- Work to do: Tally each line where the word "diagram" occurs, then give only the total.

- Given records:
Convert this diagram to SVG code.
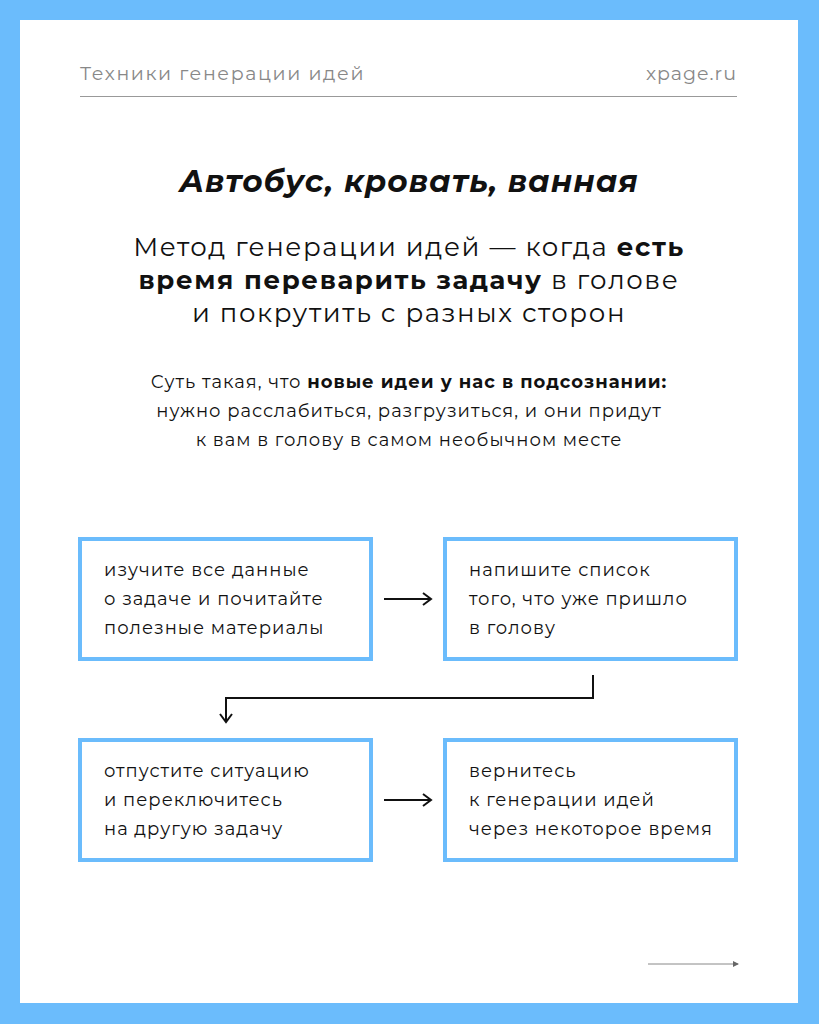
<svg xmlns="http://www.w3.org/2000/svg" width="819" height="1024" viewBox="0 0 819 1024">
<style>
.t{font-family:Montserrat,"Noto Sans","Open Sans",sans-serif;fill:#111;letter-spacing:1px}
.box{fill:#fff;stroke:#6bbcfc;stroke-width:4}
.bt{font-family:Montserrat,"Noto Sans","Open Sans",sans-serif;font-size:18px;fill:#111;letter-spacing:1px}
.c{fill:none;stroke:#111;stroke-width:2}
</style>
<defs>
<marker id="a" markerWidth="12" markerHeight="14" refX="10" refY="7" orient="auto" markerUnits="userSpaceOnUse">
<path d="M2,1 L10,7 L2,13" fill="none" stroke="#111" stroke-width="2"/>
</marker>
<marker id="s" markerWidth="6" markerHeight="6" refX="5" refY="3" orient="auto" markerUnits="userSpaceOnUse">
<path d="M0,0 L6,3 L0,6Z" fill="#666"/>
</marker>
</defs>
<rect width="819" height="1024" fill="#6bbcfc"/>
<rect x="20" y="20" width="778" height="983" fill="#fff"/>
<text class="t" x="80" y="80" font-size="19" style="fill:#888;letter-spacing:1.6px">Техники генерации идей</text>
<text class="t" x="737" y="80" font-size="19" text-anchor="end" style="fill:#888">xpage.ru</text>
<line x1="80" y1="96.5" x2="737" y2="96.5" stroke="#999" stroke-width="1"/>
<text class="t" x="409" y="192" font-size="31" font-weight="bold" font-style="italic" text-anchor="middle">Автобус, кровать, ванная</text>
<g class="t" font-size="26" text-anchor="middle">
<text x="409" y="256" style="letter-spacing:1.6px">Метод генерации идей — когда <tspan font-weight="bold">есть</tspan></text>
<text x="409" y="289" style="letter-spacing:1.6px"><tspan font-weight="bold">время переварить задачу</tspan> в голове</text>
<text x="409" y="322" style="letter-spacing:1.6px">и покрутить с разных сторон</text>
</g>
<g class="t" font-size="18" text-anchor="middle">
<text x="409" y="388">Суть такая, что <tspan font-weight="bold">новые идеи у нас в подсознании:</tspan></text>
<text x="409" y="417">нужно расслабиться, разгрузиться, и они придут</text>
<text x="409" y="446">к вам в голову в самом необычном месте</text>
</g>
<g id="n1"><rect class="box" x="80" y="539" width="291" height="120"/>
<text class="bt" x="104" y="576">изучите все данные</text><text class="bt" x="104" y="605">о задаче и почитайте</text><text class="bt" x="104" y="634">полезные материалы</text></g>
<g id="n2"><rect class="box" x="445" y="539" width="291" height="120"/>
<text class="bt" x="469" y="576">напишите список</text><text class="bt" x="469" y="605">того, что уже пришло</text><text class="bt" x="469" y="634">в голову</text></g>
<g id="n3"><rect class="box" x="80" y="740" width="291" height="120"/>
<text class="bt" x="104" y="777">отпустите ситуацию</text><text class="bt" x="104" y="806">и переключитесь</text><text class="bt" x="104" y="835">на другую задачу</text></g>
<g id="n4"><rect class="box" x="445" y="740" width="291" height="120"/>
<text class="bt" x="469" y="777">вернитесь</text><text class="bt" x="469" y="806">к генерации идей</text><text class="bt" x="469" y="835">через некоторое время</text></g>
<g id="connectors">
<line class="c" x1="384" y1="599" x2="431" y2="599" marker-end="url(#a)"/>
<line class="c" x1="384" y1="800" x2="431" y2="800" marker-end="url(#a)"/>
<path class="c" d="M593,675 V698 H226 V722" marker-end="url(#a)"/>
<line x1="648" y1="964" x2="738" y2="964" stroke="#888" stroke-width="1" marker-end="url(#s)"/>
</g>
</svg>
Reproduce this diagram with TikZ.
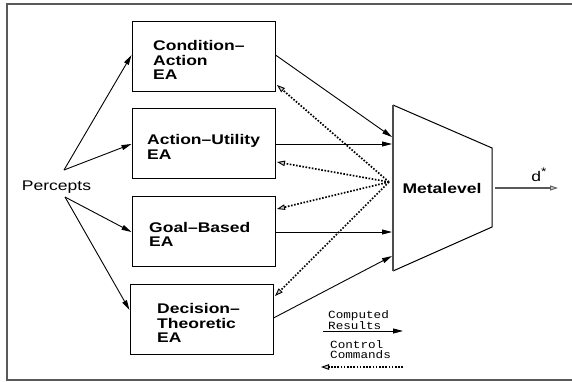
\documentclass[tikz,border=0pt]{standalone}
\usepackage{fontspec}
\setmainfont[FakeStretch=1.25]{Liberation Sans}
\newfontfamily\legfont[FakeStretch=1.15]{Liberation Mono}
\usetikzlibrary{arrows.meta}
\begin{document}
\begin{tikzpicture}[x=1pt,y=-1pt,
  eabox/.style={draw,line width=1pt,minimum width=143pt,minimum height=70pt,inner sep=0pt},
  ealbl/.style={anchor=west,align=left,inner sep=0pt,font=\fontsize{14}{14.5}\selectfont\bfseries},
  res/.style={line width=0.9pt,-{Triangle[length=10pt,width=5pt]}},
  ctl/.style={line width=1.7pt,dash pattern=on 1.6pt off 1.6pt,-{Triangle[open,length=8pt,width=5.5pt,line width=0.9pt,fill=gray!40]}},
  leg/.style={anchor=west,align=left,inner sep=0pt,font=\legfont\fontsize{11}{10}\selectfont}]
\useasboundingbox (0,0) rectangle (572,381);
% frame
\draw[line width=1.5pt,black!65] (572,4) -- (7,4) -- (7,380) -- (572,380);
% EA boxes
\node[eabox] (ca) at (203.5,56) {};
\node[eabox] (au) at (203.5,143) {};
\node[eabox] (gb) at (203.5,231) {};
\node[eabox] (dt) at (201.5,319) {};
\node[ealbl] (catxt) at (153,60) {Condition–\\Action\\EA};
\node[ealbl] (autxt) at (147,147) {Action–Utility\\EA};
\node[ealbl] (gbtxt) at (149,234.5) {Goal–Based\\EA};
\node[ealbl] (dttxt) at (157,323) {Decision–\\Theoretic\\EA};
% percepts
\node[inner sep=0pt,font=\fontsize{14}{14.5}\selectfont] (perc) at (56.5,187) {Percepts};
\coordinate (p1) at (64,170);
\coordinate (p2) at (65,197);
\draw[res] (p1) -- (ca.west |- 0,55);
\draw[res] (p1) -- (au.west |- 0,144);
\draw[res] (p2) -- (gb.west |- 0,232);
\draw[res] (p2) -- (dt.west |- 0,310);
% metalevel
\coordinate (m1) at (393,105);
\coordinate (m2) at (492,148);
\coordinate (m3) at (492,227);
\coordinate (m4) at (393,271);
\draw[line width=1pt] (m1) -- (m2) -- (m3) -- (m4);
\draw[line width=1.8pt,black!70] (m4) -- (m1);
\node[inner sep=0pt,font=\fontsize{14}{14.5}\selectfont\bfseries] (meta) at (442,188) {Metalevel};
% results
\coordinate (r1) at (392,137);
\coordinate (r2) at (392,144);
\coordinate (r3) at (392,232);
\coordinate (r4) at (392,256);
\draw[res] (ca.east |- 0,55) -- (r1);
\draw[res] (au.east |- 0,144) -- (r2);
\draw[res] (gb.east |- 0,232) -- (r3);
\draw[res] (dt.east |- 0,318) -- (r4);
% control
\coordinate (hub) at (389,182);
\draw[ctl] (hub) -- (277,85);
\draw[ctl] (hub) -- (277,162);
\draw[ctl] (hub) -- (277,209);
\draw[ctl] (hub) -- (275,296);
% output
\coordinate (o1) at (495,188);
\coordinate (o2) at (558,188);
\draw[line width=1.3pt,black!65,-{Triangle[open,length=8pt,width=5pt,line width=0.9pt,fill=gray!40]}] (o1) -- (o2);
\node[inner sep=0pt,font=\fontsize{14}{14.5}\selectfont] (dstar) at (539,175) {d\raisebox{6pt}{\fontsize{11}{11}\selectfont *}};
% legend
\node[leg] (legr) at (328,320) {Computed\\Results};
\coordinate (lr1) at (323,331);
\coordinate (lr2) at (403,331);
\draw[res] (lr1) -- (lr2);
\node[leg] (legc) at (330,350) {Control\\Commands};
\coordinate (lc1) at (403,367);
\coordinate (lc2) at (321,367);
\draw[ctl] (lc1) -- (lc2);
\end{tikzpicture}
\end{document}
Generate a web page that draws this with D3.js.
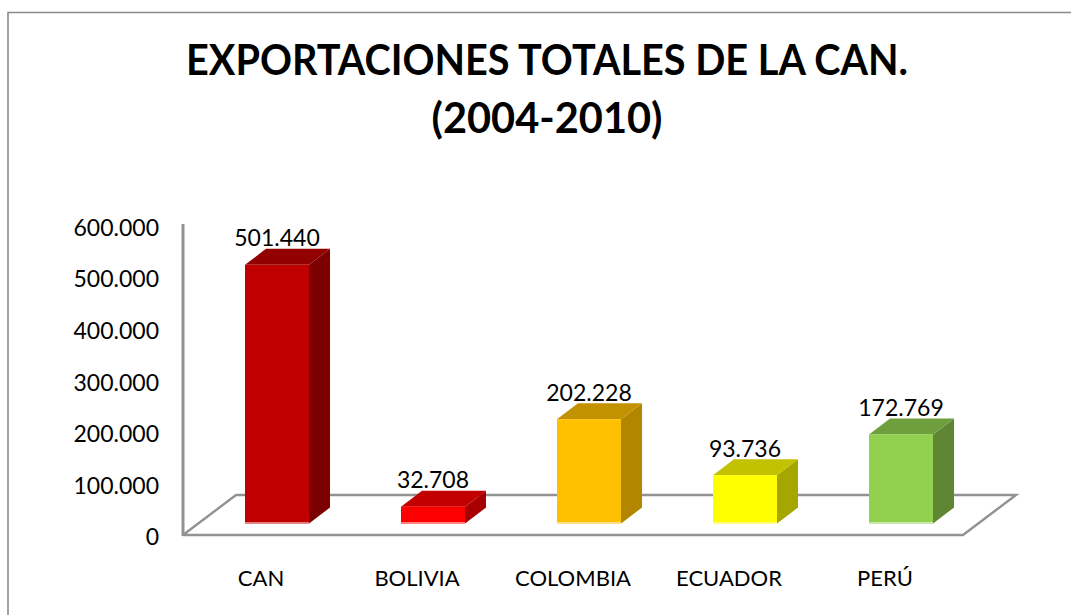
<!DOCTYPE html>
<html><head><meta charset="utf-8">
<script src="https://cdn.jsdelivr.net/npm/d3@7"></script>
<style>html,body{margin:0;padding:0;background:#fff}svg{display:block}text{font-family:Lato,"Noto Sans",sans-serif;fill:#000}</style>
</head><body><svg id="c" width="1071" height="615"></svg>
<script>
const categories = ["CAN","BOLIVIA","COLOMBIA","ECUADOR","PERÚ"];
const values = [501440,32708,202228,93736,172769];
const valueLabels = ["501.440","32.708","202.228","93.736","172.769"];
const yTicks = [0,100000,200000,300000,400000,500000,600000];
const titleLines = ["EXPORTACIONES TOTALES DE LA CAN.","(2004-2010)"];
const frontColors = ["#C00000","#FF0000","#FFC000","#FFFF00","#92D050"];
const sideColors = ["#7C0000","#A60000","#B38600","#A6A600","#5F8733"];
const topColors = ["#920000","#C20000","#C29200","#C2C200","#6F9E3D"];
const baseColors = ["#E58080","#FF8080","#FFDF80","#FFFF80","#C9E8A8"];

const W=1071,H=615,grey="#929292";
const svg=d3.select("#c");
const fmt=d=>d===0?"0":d3.format(",.3f")(d/1000).replace(/,/g,".");

// frame
svg.append("path").attr("d",d3.line()([[W,12.5],[8,12.5],[8,H]])).attr("fill","none").attr("stroke","#8a8a8a").attr("stroke-width",1.6);

// title
const titleWidths=[722,231];
svg.append("g").selectAll("text").data(titleLines).join("text")
 .attr("x",547).attr("y",(d,i)=>75+i*58).attr("text-anchor","middle").attr("font-weight",700).attr("font-size",41.5)
 .attr("textLength",(d,i)=>titleWidths[i]).attr("lengthAdjust","spacingAndGlyphs").text(d=>d);

const x=d3.scaleBand().domain(categories).range([183,963]);
const y=d3.scaleLinear().domain([0,600000]).range([535,225.5]);
const depthX=21,depthY=-16,floorDX=53,floorDY=-40,barShift=16,barBaseLift=11.5,barW=64;

// floor
svg.append("path").attr("d",d3.line()([[183,535],[963,535],[963+floorDX,535+floorDY],[183+floorDX,535+floorDY],[183,535]]))
 .attr("fill","none").attr("stroke",grey).attr("stroke-width",2.4);
// y axis line
svg.append("path").attr("d",d3.line()([[183,224],[183,536]])).attr("fill","none").attr("stroke",grey).attr("stroke-width",3);

// y labels
const yAxis=d3.axisLeft(y).tickValues(yTicks).tickSize(0).tickPadding(24).tickFormat(fmt);
const gy=svg.append("g").attr("transform","translate(183,1.5)").call(yAxis);
gy.select(".domain").remove();
gy.selectAll("text").attr("font-size",23).attr("dy","0.36em").attr("font-family",'Lato,"Noto Sans",sans-serif');

// x labels
const xAxis=d3.axisBottom(x).tickSize(0).tickPadding(35);
const gx=svg.append("g").attr("transform","translate(0,535)").call(xAxis);
gx.select(".domain").remove();
gx.selectAll("text").attr("font-size",22).attr("font-family",'Lato,"Noto Sans",sans-serif');

// bars
const bars=svg.append("g").selectAll("g").data(categories).join("g");
const L=d=>x(d)+x.bandwidth()/2+barShift-barW/2;
const T=(d,i)=>y(values[i])-barBaseLift;
const B=y(0)-barBaseLift;
const poly=p=>d3.line()(p)+"Z";
bars.append("path").attr("fill",(d,i)=>sideColors[i]).attr("d",(d,i)=>{const l=L(d)+barW,t=T(d,i);
  return poly([[l,t],[l+depthX,t+depthY],[l+depthX,B+depthY],[l,B]]);});
bars.append("path").attr("fill",(d,i)=>topColors[i]).attr("d",(d,i)=>{const l=L(d),t=T(d,i);
  return poly([[l,t],[l+depthX,t+depthY],[l+barW+depthX,t+depthY],[l+barW,t]]);});
bars.append("rect").attr("x",L).attr("y",T).attr("width",barW).attr("height",(d,i)=>B-T(d,i)).attr("fill",(d,i)=>frontColors[i]);
bars.append("rect").attr("x",L).attr("y",B-1.5).attr("width",barW).attr("height",1.5).attr("fill",(d,i)=>baseColors[i]);
bars.append("text").attr("x",d=>L(d)+barW/2).attr("y",(d,i)=>T(d,i)-18.5).attr("text-anchor","middle").attr("font-size",23).text((d,i)=>valueLabels[i]);
</script></body></html>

- Answer for the task: 2